**Provided data:**
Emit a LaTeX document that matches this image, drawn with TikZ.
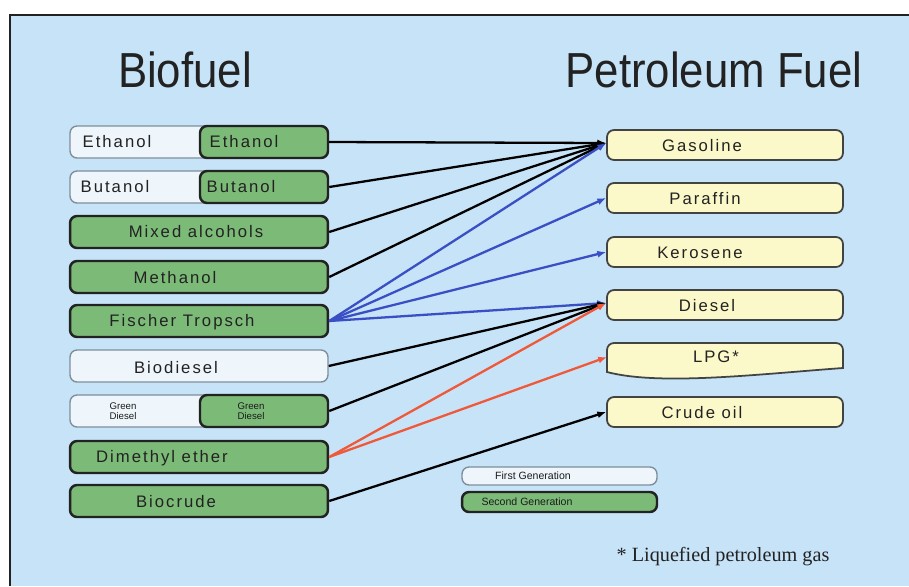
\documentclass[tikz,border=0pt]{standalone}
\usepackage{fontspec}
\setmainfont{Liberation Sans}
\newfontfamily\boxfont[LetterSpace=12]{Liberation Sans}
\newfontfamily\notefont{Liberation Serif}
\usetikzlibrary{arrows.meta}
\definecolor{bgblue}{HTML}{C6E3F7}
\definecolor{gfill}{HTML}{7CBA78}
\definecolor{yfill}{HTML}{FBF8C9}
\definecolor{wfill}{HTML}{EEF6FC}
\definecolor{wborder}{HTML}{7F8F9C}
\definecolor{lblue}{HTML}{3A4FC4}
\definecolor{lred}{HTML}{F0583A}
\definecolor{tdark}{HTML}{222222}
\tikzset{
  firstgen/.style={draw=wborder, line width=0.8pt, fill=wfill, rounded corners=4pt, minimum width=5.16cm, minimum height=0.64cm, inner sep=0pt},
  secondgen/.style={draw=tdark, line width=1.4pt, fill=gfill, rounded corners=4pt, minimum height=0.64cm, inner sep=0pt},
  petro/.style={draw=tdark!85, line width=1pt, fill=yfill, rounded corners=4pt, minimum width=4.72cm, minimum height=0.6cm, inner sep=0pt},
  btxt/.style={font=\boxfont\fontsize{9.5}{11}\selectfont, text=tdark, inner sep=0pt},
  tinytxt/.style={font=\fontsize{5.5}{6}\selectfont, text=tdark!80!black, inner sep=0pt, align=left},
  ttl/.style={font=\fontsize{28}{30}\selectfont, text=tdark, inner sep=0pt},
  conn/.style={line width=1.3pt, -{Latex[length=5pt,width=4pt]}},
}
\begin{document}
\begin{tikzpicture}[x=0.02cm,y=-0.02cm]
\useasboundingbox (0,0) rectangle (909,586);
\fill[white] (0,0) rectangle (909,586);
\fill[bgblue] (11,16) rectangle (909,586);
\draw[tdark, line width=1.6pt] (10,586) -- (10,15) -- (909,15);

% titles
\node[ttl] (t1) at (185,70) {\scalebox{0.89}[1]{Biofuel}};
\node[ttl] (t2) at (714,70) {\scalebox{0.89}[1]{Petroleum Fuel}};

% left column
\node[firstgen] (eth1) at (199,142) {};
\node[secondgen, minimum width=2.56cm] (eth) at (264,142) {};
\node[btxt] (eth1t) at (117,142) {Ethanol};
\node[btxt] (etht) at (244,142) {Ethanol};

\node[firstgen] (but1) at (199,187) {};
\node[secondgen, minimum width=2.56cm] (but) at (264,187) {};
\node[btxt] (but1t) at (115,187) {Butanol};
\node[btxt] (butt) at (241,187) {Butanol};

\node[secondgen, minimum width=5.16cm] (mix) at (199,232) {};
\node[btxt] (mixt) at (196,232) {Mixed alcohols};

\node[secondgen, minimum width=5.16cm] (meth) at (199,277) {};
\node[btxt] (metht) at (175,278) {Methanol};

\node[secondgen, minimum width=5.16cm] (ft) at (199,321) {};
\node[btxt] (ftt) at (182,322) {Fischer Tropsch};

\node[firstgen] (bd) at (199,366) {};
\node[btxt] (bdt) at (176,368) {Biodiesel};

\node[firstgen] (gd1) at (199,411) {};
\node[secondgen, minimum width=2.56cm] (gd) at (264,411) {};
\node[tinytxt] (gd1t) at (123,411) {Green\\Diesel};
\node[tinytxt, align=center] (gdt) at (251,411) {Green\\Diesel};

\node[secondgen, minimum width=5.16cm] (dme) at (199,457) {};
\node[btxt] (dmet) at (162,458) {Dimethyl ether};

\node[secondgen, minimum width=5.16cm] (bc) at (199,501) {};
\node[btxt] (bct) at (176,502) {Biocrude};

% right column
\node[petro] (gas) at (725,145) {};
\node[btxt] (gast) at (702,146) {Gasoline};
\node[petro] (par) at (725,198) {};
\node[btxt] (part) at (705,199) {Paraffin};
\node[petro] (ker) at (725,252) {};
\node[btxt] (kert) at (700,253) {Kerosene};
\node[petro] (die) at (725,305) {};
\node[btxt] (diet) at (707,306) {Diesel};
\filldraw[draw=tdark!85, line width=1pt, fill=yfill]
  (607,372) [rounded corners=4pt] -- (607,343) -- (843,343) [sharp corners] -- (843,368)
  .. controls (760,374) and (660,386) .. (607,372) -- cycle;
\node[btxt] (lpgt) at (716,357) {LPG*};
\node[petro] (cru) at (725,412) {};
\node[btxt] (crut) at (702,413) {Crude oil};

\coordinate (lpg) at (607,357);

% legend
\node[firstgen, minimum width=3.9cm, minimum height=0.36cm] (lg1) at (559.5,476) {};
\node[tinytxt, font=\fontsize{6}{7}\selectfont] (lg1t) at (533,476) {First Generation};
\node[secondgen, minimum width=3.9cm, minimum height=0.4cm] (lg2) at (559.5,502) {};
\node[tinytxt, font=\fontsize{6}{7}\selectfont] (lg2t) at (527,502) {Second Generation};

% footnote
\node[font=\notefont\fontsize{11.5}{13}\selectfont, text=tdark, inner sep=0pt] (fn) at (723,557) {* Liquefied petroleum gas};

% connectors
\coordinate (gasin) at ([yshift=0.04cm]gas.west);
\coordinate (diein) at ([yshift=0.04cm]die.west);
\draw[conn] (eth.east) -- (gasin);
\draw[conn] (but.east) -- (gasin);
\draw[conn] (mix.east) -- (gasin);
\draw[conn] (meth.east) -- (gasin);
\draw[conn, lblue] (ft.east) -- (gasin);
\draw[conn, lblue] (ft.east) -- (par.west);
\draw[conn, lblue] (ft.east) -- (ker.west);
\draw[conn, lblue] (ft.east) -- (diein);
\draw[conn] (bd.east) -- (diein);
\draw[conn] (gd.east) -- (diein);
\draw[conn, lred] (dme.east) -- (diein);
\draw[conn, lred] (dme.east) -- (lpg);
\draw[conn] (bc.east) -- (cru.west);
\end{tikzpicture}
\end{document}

**Task details:** Exclude the pictures, and transcribe all of the material exactly.

**Solution for this task:**
Emit a LaTeX document that matches this image, drawn with TikZ.
\documentclass[tikz,border=0pt]{standalone}
\usepackage{fontspec}
\setmainfont{Liberation Sans}
\newfontfamily\boxfont[LetterSpace=12]{Liberation Sans}
\newfontfamily\notefont{Liberation Serif}
\usetikzlibrary{arrows.meta}
\definecolor{bgblue}{HTML}{C6E3F7}
\definecolor{gfill}{HTML}{7CBA78}
\definecolor{yfill}{HTML}{FBF8C9}
\definecolor{wfill}{HTML}{EEF6FC}
\definecolor{wborder}{HTML}{7F8F9C}
\definecolor{lblue}{HTML}{3A4FC4}
\definecolor{lred}{HTML}{F0583A}
\definecolor{tdark}{HTML}{222222}
\tikzset{
  firstgen/.style={draw=wborder, line width=0.8pt, fill=wfill, rounded corners=4pt, minimum width=5.16cm, minimum height=0.64cm, inner sep=0pt},
  secondgen/.style={draw=tdark, line width=1.4pt, fill=gfill, rounded corners=4pt, minimum height=0.64cm, inner sep=0pt},
  petro/.style={draw=tdark!85, line width=1pt, fill=yfill, rounded corners=4pt, minimum width=4.72cm, minimum height=0.6cm, inner sep=0pt},
  btxt/.style={font=\boxfont\fontsize{9.5}{11}\selectfont, text=tdark, inner sep=0pt},
  tinytxt/.style={font=\fontsize{5.5}{6}\selectfont, text=tdark!80!black, inner sep=0pt, align=left},
  ttl/.style={font=\fontsize{28}{30}\selectfont, text=tdark, inner sep=0pt},
  conn/.style={line width=1.3pt, -{Latex[length=5pt,width=4pt]}},
}
\begin{document}
\begin{tikzpicture}[x=0.02cm,y=-0.02cm]
\useasboundingbox (0,0) rectangle (909,586);
\fill[white] (0,0) rectangle (909,586);
\fill[bgblue] (11,16) rectangle (909,586);
\draw[tdark, line width=1.6pt] (10,586) -- (10,15) -- (909,15);

% titles
\node[ttl] (t1) at (185,70) {\scalebox{0.89}[1]{Biofuel}};
\node[ttl] (t2) at (714,70) {\scalebox{0.89}[1]{Petroleum Fuel}};

% left column
\node[firstgen] (eth1) at (199,142) {};
\node[secondgen, minimum width=2.56cm] (eth) at (264,142) {};
\node[btxt] (eth1t) at (117,142) {Ethanol};
\node[btxt] (etht) at (244,142) {Ethanol};

\node[firstgen] (but1) at (199,187) {};
\node[secondgen, minimum width=2.56cm] (but) at (264,187) {};
\node[btxt] (but1t) at (115,187) {Butanol};
\node[btxt] (butt) at (241,187) {Butanol};

\node[secondgen, minimum width=5.16cm] (mix) at (199,232) {};
\node[btxt] (mixt) at (196,232) {Mixed alcohols};

\node[secondgen, minimum width=5.16cm] (meth) at (199,277) {};
\node[btxt] (metht) at (175,278) {Methanol};

\node[secondgen, minimum width=5.16cm] (ft) at (199,321) {};
\node[btxt] (ftt) at (182,322) {Fischer Tropsch};

\node[firstgen] (bd) at (199,366) {};
\node[btxt] (bdt) at (176,368) {Biodiesel};

\node[firstgen] (gd1) at (199,411) {};
\node[secondgen, minimum width=2.56cm] (gd) at (264,411) {};
\node[tinytxt] (gd1t) at (123,411) {Green\\Diesel};
\node[tinytxt, align=center] (gdt) at (251,411) {Green\\Diesel};

\node[secondgen, minimum width=5.16cm] (dme) at (199,457) {};
\node[btxt] (dmet) at (162,458) {Dimethyl ether};

\node[secondgen, minimum width=5.16cm] (bc) at (199,501) {};
\node[btxt] (bct) at (176,502) {Biocrude};

% right column
\node[petro] (gas) at (725,145) {};
\node[btxt] (gast) at (702,146) {Gasoline};
\node[petro] (par) at (725,198) {};
\node[btxt] (part) at (705,199) {Paraffin};
\node[petro] (ker) at (725,252) {};
\node[btxt] (kert) at (700,253) {Kerosene};
\node[petro] (die) at (725,305) {};
\node[btxt] (diet) at (707,306) {Diesel};
\filldraw[draw=tdark!85, line width=1pt, fill=yfill]
  (607,372) [rounded corners=4pt] -- (607,343) -- (843,343) [sharp corners] -- (843,368)
  .. controls (760,374) and (660,386) .. (607,372) -- cycle;
\node[btxt] (lpgt) at (716,357) {LPG*};
\node[petro] (cru) at (725,412) {};
\node[btxt] (crut) at (702,413) {Crude oil};

\coordinate (lpg) at (607,357);

% legend
\node[firstgen, minimum width=3.9cm, minimum height=0.36cm] (lg1) at (559.5,476) {};
\node[tinytxt, font=\fontsize{6}{7}\selectfont] (lg1t) at (533,476) {First Generation};
\node[secondgen, minimum width=3.9cm, minimum height=0.4cm] (lg2) at (559.5,502) {};
\node[tinytxt, font=\fontsize{6}{7}\selectfont] (lg2t) at (527,502) {Second Generation};

% footnote
\node[font=\notefont\fontsize{11.5}{13}\selectfont, text=tdark, inner sep=0pt] (fn) at (723,557) {* Liquefied petroleum gas};

% connectors
\coordinate (gasin) at ([yshift=0.04cm]gas.west);
\coordinate (diein) at ([yshift=0.04cm]die.west);
\draw[conn] (eth.east) -- (gasin);
\draw[conn] (but.east) -- (gasin);
\draw[conn] (mix.east) -- (gasin);
\draw[conn] (meth.east) -- (gasin);
\draw[conn, lblue] (ft.east) -- (gasin);
\draw[conn, lblue] (ft.east) -- (par.west);
\draw[conn, lblue] (ft.east) -- (ker.west);
\draw[conn, lblue] (ft.east) -- (diein);
\draw[conn] (bd.east) -- (diein);
\draw[conn] (gd.east) -- (diein);
\draw[conn, lred] (dme.east) -- (diein);
\draw[conn, lred] (dme.east) -- (lpg);
\draw[conn] (bc.east) -- (cru.west);
\end{tikzpicture}
\end{document}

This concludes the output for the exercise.